Just like Justin, you too can enjoy the benefits of improving some areas in your business by hiring a virtual employee! Book an appointment with me today and I’ll be happy to set things up for you!
Anne Lackey: Hi there, I'm Anne Lackey, co-founder of Hire Smart VAs. And today I have a wonderful guest. We have the president of Dean DeWitt, Justin Dean. And what I love about Justin is, first of all, he works in a great location. He's in St. Petersburg, Florida, which is actually one of my favorite places to go. He's been in professional property management. I think he has about a thousand units under management. Is that still right?
Justin Dean: Yeah, that's correct.
Anne Lackey: Okay. And he's been in the business as long as I have, in 2005. So I guess 2005 was a great year to start property management businesses because that's when I did too. He is the president or was the president of NARPM, the National Association of Residential Property Managers in the Tampa Bay chapter from 2017 and 18. And he sits on the council for leasing and property management for the Pinellas Realtor Organization. So what I love about Justin is he loves to embrace things fairly quickly, and when he does, he goes all in.
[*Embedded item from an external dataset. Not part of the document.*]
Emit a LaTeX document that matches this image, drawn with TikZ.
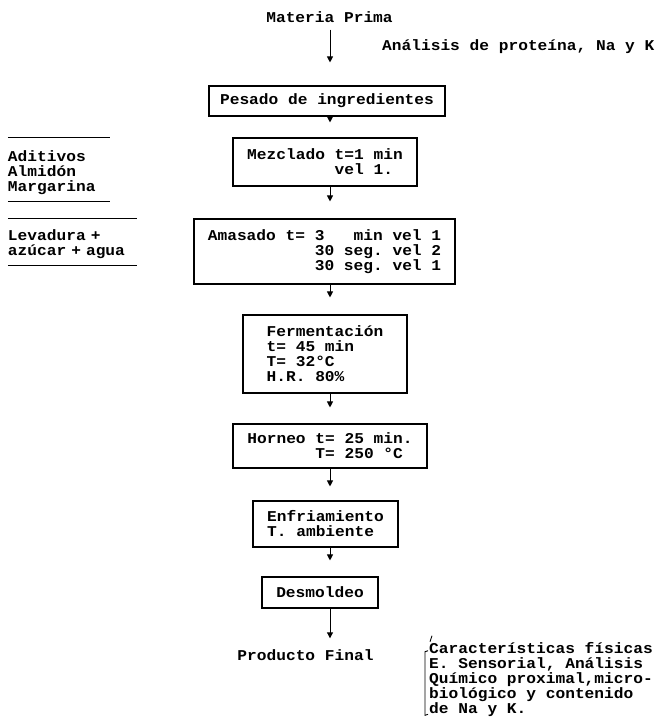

So that's what I've known after working with him for several years now. So Justin, welcome to the program, we're glad to have you here.
Justin Dean: Thank you.
Anne Lackey: All right. So tell us a little bit about, so you've obviously been in property management for a long time here. You've seen a lot of changes. We both made it through the boom and bust and boom again. So it's always been a lot of fun, at least in my world. And I know in Florida it's even a little bit crazier. But tell us a little bit about your specialty and how you got started in property management.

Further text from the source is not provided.